The Power of Diaspora Bonds
Mobilizing Development Finance in Africa
Diaspora Bonds, a sovereign debt instrument sold by governments to their diaspora populations offer a particularly large untapped opportunity for African countries to attract additional development finance (World Bank 2015), providing an alternative source of borrowing to international capital markets, bilateral intergovernmental lending groups, the international monetary fund, World Bank and other multilateral lending organizations.
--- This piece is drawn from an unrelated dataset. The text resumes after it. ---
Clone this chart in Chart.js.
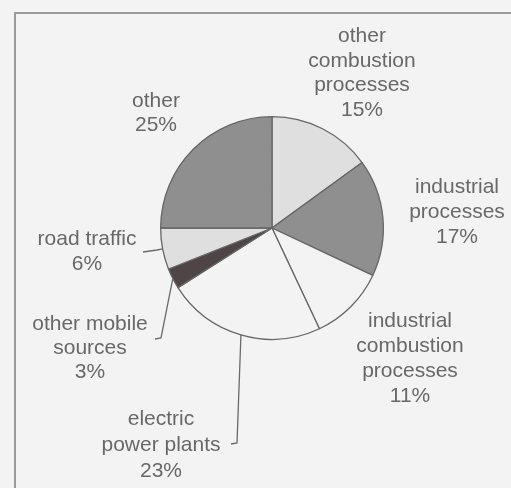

Several countries, including India, Israel, Bangladesh, Philippines, and others have used these bonds, tapping close diaspora affinity, loyalty and interest to raise substantial additional means of external financing for development.
In Africa, long term diaspora investment potential remains untapped with only Ethiopia, Ghana, Kenya, Nigeria and Rwanda issuing diaspora bonds, representing a total population of four million individuals, or 12 percent of total African Migrants (Centre for International Governance Innovation 2018).
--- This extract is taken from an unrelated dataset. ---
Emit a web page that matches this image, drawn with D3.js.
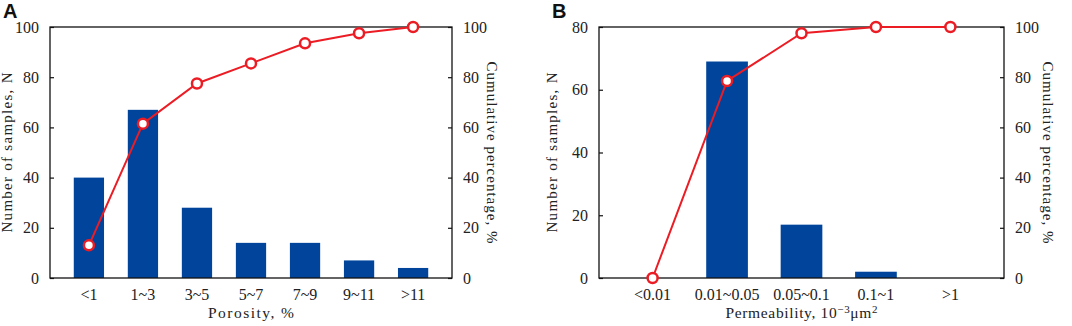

In saying this, tapping into diaspora finance definitely has multiple constraints, starting with the fact that the instruments such as Diaspora bonds are complex in nature, possess multiple characteristics, and has to be tailored carefully to country specific circumstances. It is a long-term investment process with success depending on several factors such as having a vivid understanding of the size, locations, economic and demographic characteristics of the Diasporas, their skill level, income, information from official institutions in host countries, not to mention regulatory compliance across multiple jurisdictions.
For most African countries, access to the full range data both in home and host countries is limited, and they lack the institutional capacity to actualise the processes involved in harnessing these financial instruments. Notwithstanding, India, Israel and less developed countries have issued these bonds, so can African countries. The AfDB can provide a framework, identify institutions like the World Bank, who can develop risk mitigating instruments to support the bond issuance.